Item 1.01. Entry into a Material Definitive Agreement.
Asset Purchase Agreement with Prive Technologies LLC
On February 15, 2018, Riot Blockchain, Inc. (the "Company") entered into an asset purchase agreement (the "Purchase Agreement") with Kairos Global Technology Inc., a Nevada corporation and wholly owned subsidiary of the Company ("Kairos"), and Prive Technologies LLC ("Prive"), on behalf of the persons and entities (the "Sellers") which own certain bitcoin mining machines (the "Equipment"). Pursuant to the Purchase Agreement, the aggregate consideration for the Equipment consisted of (i) Eleven Million Dollars ($11,000,000) and (ii) One Million (1,000,000) shares of the Company's common stock, no par value per share (the "Shares").
The closing of the transaction is subject to customary closing conditions and is expected to close on or before February 21, 2018. Upon closing of the transaction, and pursuant to the terms of the Purchase Agreement, Kairos became the owner of the Equipment and other assets used for the mining of cryptocurrency, including, but not limited to, 3,800 AntMiner S9s, all manufactured by industry leader Bitmain. Each of the Sellers has executed a General Assignment, Bill of Sale and Assumption Agreement with respect to their respective Equipment.

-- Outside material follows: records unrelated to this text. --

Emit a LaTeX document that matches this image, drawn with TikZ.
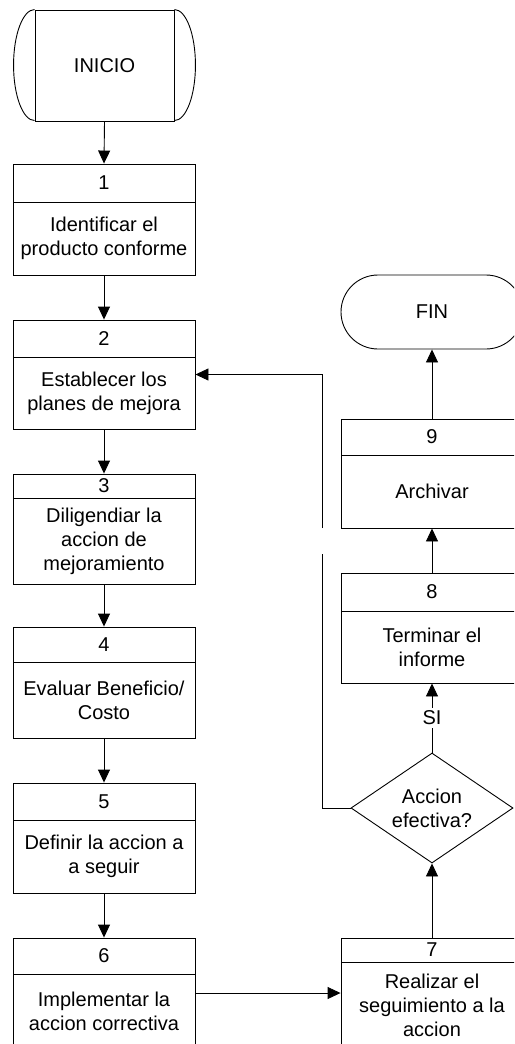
\documentclass[tikz,border=0pt]{standalone}
\usepackage{fontspec}
\setmainfont{Liberation Sans}
\usetikzlibrary{shapes.geometric,arrows.meta}
\begin{document}
\begin{tikzpicture}[x=1pt,y=-1pt,
  every node/.style={font=\fontsize{20}{24}\selectfont, inner sep=0pt},
  ln/.style={line width=0.9pt, draw=black},
  procbox/.style={ln, rectangle, minimum width=182, inner sep=0pt},
  txt/.style={align=center},
  arr/.style={ln, -{Triangle[width=12pt,length=13pt]}},
  decision/.style={ln, diamond, minimum width=162, minimum height=110, aspect=1.47, inner sep=0pt, align=center},
  terminal/.style={ln, rectangle, rounded corners=37, minimum width=182, minimum height=74}]
\useasboundingbox (0,0) rectangle (514,1044);
\clip (0,0) rectangle (514,1044);

% INICIO
\node[procbox, minimum width=139, minimum height=111] (ini) at (104.5,65.5) {INICIO};
\draw[ln] (ini.north west) arc[start angle=90, end angle=270, x radius=21pt, y radius=55.5pt];
\draw[ln] (ini.north east) arc[start angle=90, end angle=-90, x radius=21pt, y radius=55.5pt];

% Box 1
\node[procbox, minimum height=111] (b1) at (104,219.5) {};
\draw[ln] (13,202) -- (195,202);
\node (n1) at (104,183) {1};
\node[txt] (t1) at (104,238.5) {Identificar el\\producto conforme};

% Box 2
\node[procbox, minimum height=109] (b2) at (104,374.5) {};
\draw[ln] (13,357) -- (195,357);
\node (n2) at (104,338.5) {2};
\node[txt] (t2) at (104,393) {Establecer los\\planes de mejora};

% Box 3
\node[procbox, minimum height=110] (b3) at (104,529) {};
\draw[ln] (13,498) -- (195,498);
\node (n3) at (104,486) {3};
\node[txt] (t3) at (104,541) {Diligendiar la\\accion de\\mejoramiento};

% Box 4
\node[procbox, minimum height=111] (b4) at (104,682.5) {};
\draw[ln] (13,662) -- (195,662);
\node (n4) at (104,644.5) {4};
\node[txt] (t4) at (104,700) {Evaluar Beneficio/\\Costo};

% Box 5
\node[procbox, minimum height=110] (b5) at (104,838) {};
\draw[ln] (13,820) -- (195,820);
\node (n5) at (104,801.5) {5};
\node[txt] (t5) at (104,856.5) {Definir la accion a\\a seguir};

% Box 6
\node[procbox, minimum height=110] (b6) at (104,993) {};
\draw[ln] (13,974) -- (195,974);
\node (n6) at (104,956) {6};
\node[txt] (t6) at (104,1011) {Implementar la\\accion correctiva};

% Box 7
\node[procbox, minimum height=110] (b7) at (432,993) {};
\draw[ln] (341,962) -- (523,962);
\node (n7) at (432,950) {7};
\node[txt] (t7) at (432,1005) {Realizar el\\seguimiento a la\\accion};

% Decision
\node[decision] (dia) at (432,808) {Accion\\efectiva?};

% Box 8
\node[procbox, minimum height=110] (b8) at (432,628) {};
\draw[ln] (341,611) -- (523,611);
\node (n8) at (432,592) {8};
\node[txt] (t8) at (432,647) {Terminar el\\informe};

% Box 9
\node[procbox, minimum height=109] (b9) at (432,473.5) {};
\draw[ln] (341,455) -- (523,455);
\node (n9) at (432,437) {9};
\node[txt] (t9) at (432,491.5) {Archivar};

% FIN
\node[terminal] (fin) at (432,312) {FIN};

% Connectors
\draw[arr] (ini.south) -- (b1.north);
\draw[arr] (b1.south) -- (b2.north);
\draw[arr] (b2.south) -- (b3.north);
\draw[arr] (b3.south) -- (b4.north);
\draw[arr] (b4.south) -- (b5.north);
\draw[arr] (b5.south) -- (b6.north);
\draw[arr] (b6.east) -- (b7.west);
\draw[arr] (b7.north) -- (dia.south);
\draw[arr] (dia.north) -- node[fill=white, inner xsep=1pt, inner ysep=3pt] (si) {SI} (b8.south);
\draw[arr] (b8.north) -- (b9.south);
\draw[arr] (b9.north) -- (fin.south);

% Feedback loop
\coordinate (fbA) at (322,808);
\coordinate (fbB) at (322,554);
\coordinate (fbC) at (322,528);
\draw[ln] (dia.west) -- (fbA) -- (fbB);
\draw[arr] (fbC) |- (b2.east);
\end{tikzpicture}
\end{document}
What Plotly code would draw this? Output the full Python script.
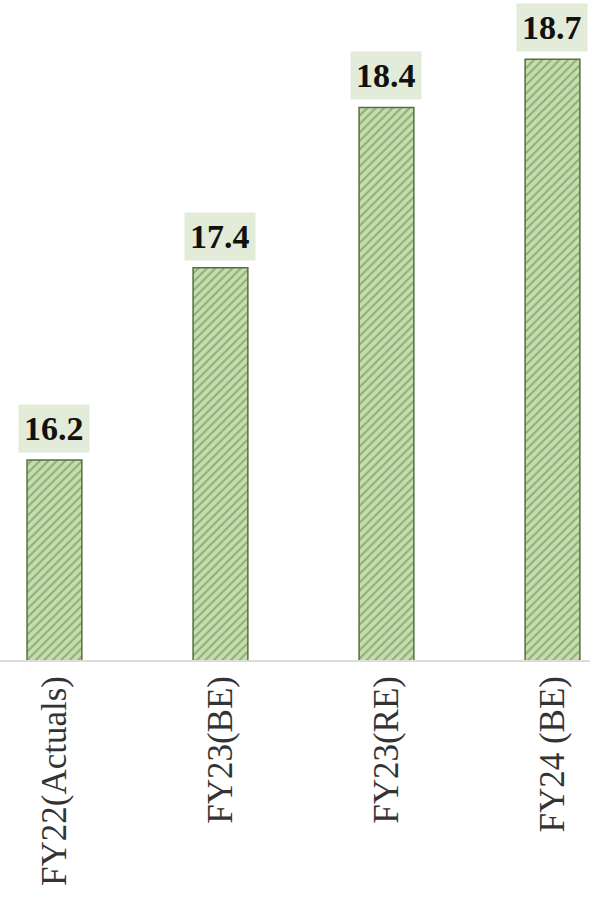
import plotly.graph_objects as go

categories = ["FY22(Actuals)", "FY23(BE)", "FY23(RE)", "FY24 (BE)"]
values = [16.2, 17.4, 18.4, 18.7]
value_labels = ["16.2", "17.4", "18.4", "18.7"]

fig = go.Figure()
fig.add_trace(go.Bar(
    x=categories,
    y=values,
    width=0.33,
    marker=dict(
        color="#c6ddae",
        line=dict(color="#55703f", width=1.5),
        pattern=dict(shape="/", fgcolor="#5b7d45", bgcolor="#c6ddae", size=6, solidity=0.35),
    ),
    hoverinfo="skip",
))

for c, v, t in zip(categories, values, value_labels):
    fig.add_annotation(
        x=c, y=v, text="<b>" + t + "</b>", showarrow=False,
        yanchor="bottom", yshift=7,
        font=dict(family="Liberation Serif", size=34, color="#111111"),
        bgcolor="#e2ecd8", borderpad=5,
    )

fig.update_layout(
    width=590, height=899,
    margin=dict(l=0, r=0, t=0, b=239),
    paper_bgcolor="white", plot_bgcolor="white",
    showlegend=False,
    xaxis=dict(
        range=[-0.328, 3.226],
        tickangle=-90,
        tickfont=dict(family="Liberation Serif", size=35, color="#333333"),
        showline=True, linecolor="#dcdcdc", linewidth=2,
        ticks="", ticklen=0,
        showgrid=False,
    ),
    yaxis=dict(
        range=[14.953, 19.07],
        visible=False,
        showgrid=False,
    ),
)

fig.write_html(
    "out.html",
    config={"displayModeBar": False, "staticPlot": True},
    post_script="document.body.style.margin='0';document.body.style.overflow='hidden';",
)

Two Hundred Thousand (200,000) of the Shares (the "Escrow Shares") were deposited into an escrow account with Corporate Stock Transfer, Inc., as escrow agent (the "Escrow Agent"), pursuant to an escrow agreement (the "Escrow Agreement"). Certificates representing the Escrow Shares were deposited and recorded with the Escrow Agent to be held in escrow and not be transferred, pledged or hypothecated except as provided in the Escrow Agreement. The Escrow Shares will be released to the Sellers upon the Company generating Net Cash Flow (as defined in the Purchase Agreement) of at least Ten Million Dollars ($10,000,000) from the Equipment. If the Escrow Shares are not released to the Sellers on or before the two year anniversary of the Purchase Agreement, the Escrow Shares shall be returned to the Company for cancellation.
The foregoing descriptions of the Purchase Agreement and Escrow Agreement do not purport to be complete and are qualified in their entirety by reference to the complete text of the Form of Purchase Agreement and Form of Escrow Agreement, copies of which are filed as Exhibit 10.1 and Exhibit 10.2, respectively, to this Current Report on Form 8-K and incorporated by reference herein.
Asset Purchase Agreement with Blockchain Mining Supply & Services Ltd.
On February 15, 2018, the Company entered into an asset purchase agreement (the "BMSS Purchase Agreement") with Blockchain Mining Supply & Services Ltd., a corporation incorporated under the laws of the Province of Ontario ("BMSS"), which owns certain bitcoin mining machines (the "BMSS Equipment"). Pursuant to the BMSS Purchase Agreement, the aggregate consideration for the BMSS Equipment consisted of Eight Million Five Hundred Thousand Dollars ($8,500,000).
The closing of the transaction is subject to customary closing conditions and is expected to close on or before February 21, 2018. Upon closing of the transaction, and pursuant to the terms of the BMSS Purchase Agreement, the Company became the owner of the BMSS Equipment and other assets used for the mining of cryptocurrency, including, but not limited to, 3,000 AntMiner S9s, all manufactured by industry leader Bitmain.
Seven Million Dollars ($7,000,000) (the "Escrow Funds") were deposited into an escrow account with Rosen and Kirshen Professional Corporation, as escrow agent (the "BMSS Escrow Agent"), pursuant to an escrow agreement (the "BMSS Escrow Agreement"). The Escrow Funds will be released to BMSS upon such time that the BMSS Equipment is physically retrieved by the Company. The remainder of the purchase price, One Million Five Hundred Thousand Dollars ($1,500,000), shall be payable on the earlier of (a) one hundred and eighty (180) days after the Closing Date (as defined in the BMSS Purchase Agreement) or (b) such time when the BMSS Equipment becomes operational.
The foregoing descriptions of the BMSS Purchase Agreement and BMSS Escrow Agreement do not purport to be complete and are qualified in their entirety by reference to the complete text of the Form of Purchase Agreement and Form of Escrow Agreement, copies of which are filed as Exhibit 10.3 and Exhibit 10.4, respectively, to this Current Report on Form 8-K and incorporated by reference herein.
Item 3.02. Unregistered Sales of Equity Securities.
Item 1.01 is incorporated by reference in its entirety into this Item 3.02. The transaction was conducted pursuant to the exemption set forth in Section 4(a)(2) of the Securities Act of 1933, as amended.